The lines below are to be quoted exactly, from the first through the one that contains "const xTicks = [0, 500, 1000, 1500, 2000];".
───── SOURCE MATERIAL
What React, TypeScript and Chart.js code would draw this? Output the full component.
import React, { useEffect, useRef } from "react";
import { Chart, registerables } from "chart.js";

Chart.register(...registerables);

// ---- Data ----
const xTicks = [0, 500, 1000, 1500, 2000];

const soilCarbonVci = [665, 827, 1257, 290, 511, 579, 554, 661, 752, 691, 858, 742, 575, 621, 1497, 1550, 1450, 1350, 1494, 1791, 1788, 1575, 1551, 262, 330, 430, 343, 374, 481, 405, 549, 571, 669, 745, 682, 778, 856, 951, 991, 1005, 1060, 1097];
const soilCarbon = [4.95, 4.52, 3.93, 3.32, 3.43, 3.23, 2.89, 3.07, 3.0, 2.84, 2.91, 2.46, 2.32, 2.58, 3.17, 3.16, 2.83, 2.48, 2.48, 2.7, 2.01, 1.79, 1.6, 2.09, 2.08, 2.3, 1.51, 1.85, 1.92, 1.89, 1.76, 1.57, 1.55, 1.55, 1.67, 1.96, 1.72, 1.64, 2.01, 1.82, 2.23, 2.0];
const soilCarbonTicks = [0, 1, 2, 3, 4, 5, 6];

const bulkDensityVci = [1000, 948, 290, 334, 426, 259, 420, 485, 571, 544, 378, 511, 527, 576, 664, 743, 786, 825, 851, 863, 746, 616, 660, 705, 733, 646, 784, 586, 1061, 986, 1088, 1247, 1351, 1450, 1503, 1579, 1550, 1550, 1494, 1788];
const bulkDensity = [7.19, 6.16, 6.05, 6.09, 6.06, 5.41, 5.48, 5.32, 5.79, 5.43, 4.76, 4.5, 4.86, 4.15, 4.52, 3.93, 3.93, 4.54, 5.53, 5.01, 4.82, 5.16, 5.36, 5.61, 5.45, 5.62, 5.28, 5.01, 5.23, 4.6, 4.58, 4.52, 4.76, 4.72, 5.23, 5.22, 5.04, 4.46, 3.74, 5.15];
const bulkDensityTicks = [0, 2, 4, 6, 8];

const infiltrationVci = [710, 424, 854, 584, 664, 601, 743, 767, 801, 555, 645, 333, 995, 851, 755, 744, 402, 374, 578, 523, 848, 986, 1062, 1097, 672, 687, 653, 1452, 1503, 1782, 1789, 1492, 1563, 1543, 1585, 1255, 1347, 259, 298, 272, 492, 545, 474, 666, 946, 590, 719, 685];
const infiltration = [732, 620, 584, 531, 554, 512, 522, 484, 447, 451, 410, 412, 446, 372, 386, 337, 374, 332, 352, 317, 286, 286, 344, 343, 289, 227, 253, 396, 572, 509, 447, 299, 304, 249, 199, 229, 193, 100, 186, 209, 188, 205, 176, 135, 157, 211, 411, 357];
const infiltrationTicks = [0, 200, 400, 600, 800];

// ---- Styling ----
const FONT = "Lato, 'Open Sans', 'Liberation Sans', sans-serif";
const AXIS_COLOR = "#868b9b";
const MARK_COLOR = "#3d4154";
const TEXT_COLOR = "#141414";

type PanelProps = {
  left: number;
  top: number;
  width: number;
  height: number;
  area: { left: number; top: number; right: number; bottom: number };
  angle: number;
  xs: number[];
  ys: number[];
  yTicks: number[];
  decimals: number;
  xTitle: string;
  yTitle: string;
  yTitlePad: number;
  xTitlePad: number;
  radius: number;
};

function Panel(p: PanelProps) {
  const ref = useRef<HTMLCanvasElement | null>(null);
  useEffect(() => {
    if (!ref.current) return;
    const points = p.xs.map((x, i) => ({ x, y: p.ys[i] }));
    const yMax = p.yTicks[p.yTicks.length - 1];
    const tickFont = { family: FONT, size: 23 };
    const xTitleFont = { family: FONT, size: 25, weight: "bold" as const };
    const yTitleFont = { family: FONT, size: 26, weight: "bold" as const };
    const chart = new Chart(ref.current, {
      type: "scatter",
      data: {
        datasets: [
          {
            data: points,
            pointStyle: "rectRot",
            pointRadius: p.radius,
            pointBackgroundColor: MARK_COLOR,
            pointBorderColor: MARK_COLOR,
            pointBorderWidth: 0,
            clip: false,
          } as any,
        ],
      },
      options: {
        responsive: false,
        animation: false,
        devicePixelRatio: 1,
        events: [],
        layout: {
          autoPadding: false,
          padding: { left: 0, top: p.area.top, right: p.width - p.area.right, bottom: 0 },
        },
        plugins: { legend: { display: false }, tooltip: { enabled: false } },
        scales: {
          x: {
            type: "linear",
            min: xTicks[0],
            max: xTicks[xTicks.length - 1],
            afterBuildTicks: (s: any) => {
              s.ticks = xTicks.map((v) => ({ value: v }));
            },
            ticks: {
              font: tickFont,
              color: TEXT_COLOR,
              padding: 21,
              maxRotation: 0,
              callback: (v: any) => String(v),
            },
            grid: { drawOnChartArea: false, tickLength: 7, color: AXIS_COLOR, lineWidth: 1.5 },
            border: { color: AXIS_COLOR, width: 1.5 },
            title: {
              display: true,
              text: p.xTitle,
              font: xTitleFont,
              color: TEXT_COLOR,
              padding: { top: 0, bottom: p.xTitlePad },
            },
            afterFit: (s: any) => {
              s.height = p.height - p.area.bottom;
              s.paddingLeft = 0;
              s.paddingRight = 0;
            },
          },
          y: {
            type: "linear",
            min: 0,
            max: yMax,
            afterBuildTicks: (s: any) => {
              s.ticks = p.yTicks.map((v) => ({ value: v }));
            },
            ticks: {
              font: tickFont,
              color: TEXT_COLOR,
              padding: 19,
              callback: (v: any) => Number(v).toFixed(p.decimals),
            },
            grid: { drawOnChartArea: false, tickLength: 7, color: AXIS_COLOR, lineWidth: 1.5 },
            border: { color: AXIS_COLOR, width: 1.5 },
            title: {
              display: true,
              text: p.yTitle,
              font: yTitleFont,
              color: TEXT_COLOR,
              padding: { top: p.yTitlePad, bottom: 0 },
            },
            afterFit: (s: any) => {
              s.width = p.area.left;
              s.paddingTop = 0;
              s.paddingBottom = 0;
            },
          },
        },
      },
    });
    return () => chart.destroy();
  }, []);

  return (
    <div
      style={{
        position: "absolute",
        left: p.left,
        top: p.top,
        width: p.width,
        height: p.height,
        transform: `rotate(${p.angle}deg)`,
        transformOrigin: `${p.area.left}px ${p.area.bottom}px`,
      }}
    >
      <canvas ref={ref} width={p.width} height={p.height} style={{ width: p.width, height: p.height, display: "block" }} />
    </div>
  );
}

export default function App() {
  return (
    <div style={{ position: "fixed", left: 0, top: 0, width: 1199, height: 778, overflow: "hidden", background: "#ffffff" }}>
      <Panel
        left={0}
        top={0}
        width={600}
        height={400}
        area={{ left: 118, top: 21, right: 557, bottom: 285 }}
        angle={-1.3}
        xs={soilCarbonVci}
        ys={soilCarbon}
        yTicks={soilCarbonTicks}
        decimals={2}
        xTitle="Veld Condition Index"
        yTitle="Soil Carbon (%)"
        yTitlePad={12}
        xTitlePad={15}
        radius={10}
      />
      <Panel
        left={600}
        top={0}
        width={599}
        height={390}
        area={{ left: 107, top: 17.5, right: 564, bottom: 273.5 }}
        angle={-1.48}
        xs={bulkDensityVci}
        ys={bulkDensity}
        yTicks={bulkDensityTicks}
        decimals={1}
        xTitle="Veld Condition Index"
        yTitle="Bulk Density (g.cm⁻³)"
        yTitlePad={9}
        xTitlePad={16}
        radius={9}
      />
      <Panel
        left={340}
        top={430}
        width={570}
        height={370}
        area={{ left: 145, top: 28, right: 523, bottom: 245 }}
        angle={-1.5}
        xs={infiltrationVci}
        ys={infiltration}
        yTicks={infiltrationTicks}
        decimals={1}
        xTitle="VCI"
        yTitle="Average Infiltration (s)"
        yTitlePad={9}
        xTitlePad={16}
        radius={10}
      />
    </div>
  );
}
──────────
SOLUTION TO THIS TASK >>
What React, TypeScript and Chart.js code would draw this? Output the full component.
import React, { useEffect, useRef } from "react";
import { Chart, registerables } from "chart.js";

Chart.register(...registerables);

// ---- Data ----
const xTicks = [0, 500, 1000, 1500, 2000];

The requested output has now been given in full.